La banque centrale du Ghana a relevé les taux d’intérêt de 300 points de base à 22%, sa plus forte augmentation depuis 2002, alors qu’elle cherche à maîtriser l’inflation galopante et une monnaie locale qui se déprécie rapidement.

La hausse a été annoncée tard mercredi après une réunion d’urgence du comité de politique monétaire de la banque centrale du Ghana. Le comité, qui se réunit habituellement tous les deux mois, s’est réuni pour faire face aux « fortes pressions inflationnistes sous-jacentes », a-t-elle déclaré dans un communiqué.

Cette décision intervient après que la banque centrale a maintenu de manière inattendue les taux d’intérêt le mois dernier. La banque a augmenté ses taux de référence de 850 points de base depuis novembre, après les avoir maintenus à 13,5 % depuis 2015.
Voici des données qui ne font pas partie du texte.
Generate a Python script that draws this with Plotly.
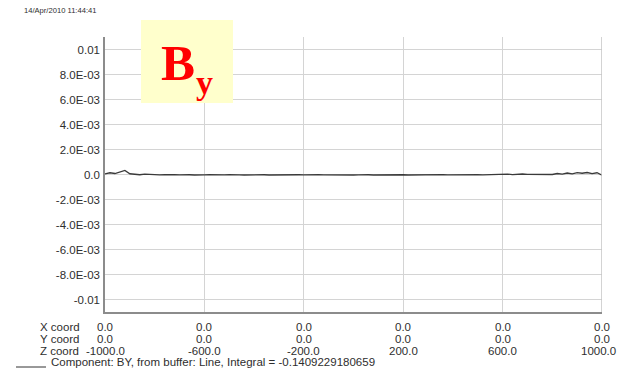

Les banques centrales des marchés émergents procèdent à de fortes hausses de taux pour faire face à la chute de leurs devises par rapport au dollar, dont la valeur a augmenté à la suite des hausses de taux d’intérêt de la Réserve fédérale américaine. De nombreux produits de base sont cotés en dollars sur les marchés mondiaux, ce qui aggrave l’impact de la flambée des prix des denrées alimentaires et de l’énergie sur les pays qui ont vu leur monnaie se déprécier fortement.

La Banque nationale de Hongrie a relevé l’un de ses principaux taux d’intérêt de 200 points de base le mois dernier pour faire face à la chute du forint. La Banque de réserve sud-africaine a effectué sa plus forte hausse de taux depuis près de 20 ans en juillet, augmentant les coûts d’emprunt de 75 points de base à 5,5 %.

Certaines banques centrales des marchés émergents, comme celles du Brésil et du Mexique, ont commencé à relever leurs taux l’an dernier en prévision du resserrement monétaire de la Fed. Ces mesures ont contribué à prévenir les attaques contre leurs devises et à atténuer les pressions sur les prix, selon Agustín Carstens, directeur général de la Banque des règlements internationaux, la banque dite des banquiers centraux.

Les économies africaines n’avaient commencé à se remettre du choc de Covid-19 que lorsque l’invasion à grande échelle de l’Ukraine par la Russie a compromis leur progression, selon les dernières prévisions de croissance du FMI pour l’Afrique subsaharienne. La croissance devrait faiblir dans la région cette année.

« La flambée des prix du pétrole et des denrées alimentaires pèse sur les soldes extérieurs et budgétaires des pays importateurs de matières premières et a accru les préoccupations en matière de sécurité alimentaire dans la région », a déclaré le FMI.

Razia Khan, économiste en chef pour l’Afrique et le Moyen-Orient chez Standard Chartered, a déclaré dans une note que la décision du Ghana était « pleinement justifiée » car il était clair que l’inflation au Ghana ne devrait pas ralentir de sitôt.

L’inflation au Ghana a augmenté en juillet pour le 11e mois consécutif à 31,7 %, son plus haut niveau depuis novembre 2003. L’inflation alimentaire s’élève à 32,3 %. Selon le Service statistique du Ghana, les principaux moteurs de l’inflation le mois dernier étaient les coûts de transport, de logement et de carburant.

L’inflation sous-jacente, qui exclut les coûts de l’énergie et des services publics, a augmenté à 30,2 %, contre 28,4 % en juin. L’objectif d’inflation de la banque centrale se situe entre 6 et 10 %.

 

Le cedi, la monnaie du Ghana, a perdu plus de 25% de sa valeur d’une année sur l’autre et est la deuxième monnaie la moins performante au monde derrière la roupie sri-lankaise en 2022. Les trois principales agences de crédit ont rétrogradé les obligations du Ghana au statut de pacotille.

La banque centrale du Ghana a déclaré qu’elle commencerait à acheter des devises étrangères aux sociétés minières et pétrolières pour renforcer ses réserves.

Le ministère des Finances du Ghana a récemment entamé des discussions avec le FMI pour obtenir une facilité de 3 milliards de dollars. C’est un coup politique pour le président Nana-Akufo Addo et son nouveau parti patriotique au pouvoir. Plus tôt dans l’année, il avait résisté aux appels de l’opposition pour demander l’aide du prêteur basé à Washington.

« Un taux directeur plus élevé ne suffira peut-être pas à lui seul à stabiliser la monnaie à très court terme, mais il rassurera au moins sur le sérieux des négociations du Ghana avec le FMI », a déclaré Khan de StanChart.

Le comité a également augmenté l’exigence de réserve primaire des banques locales de 12 à 15% pour une introduction progressive sur trois mois à compter du 1er septembre.

Ailleurs dans la région, l’inflation au Nigéria a atteint un sommet de près de 20 % en 17 ans, tirée par les coûts de l’énergie, des transports et des aliments.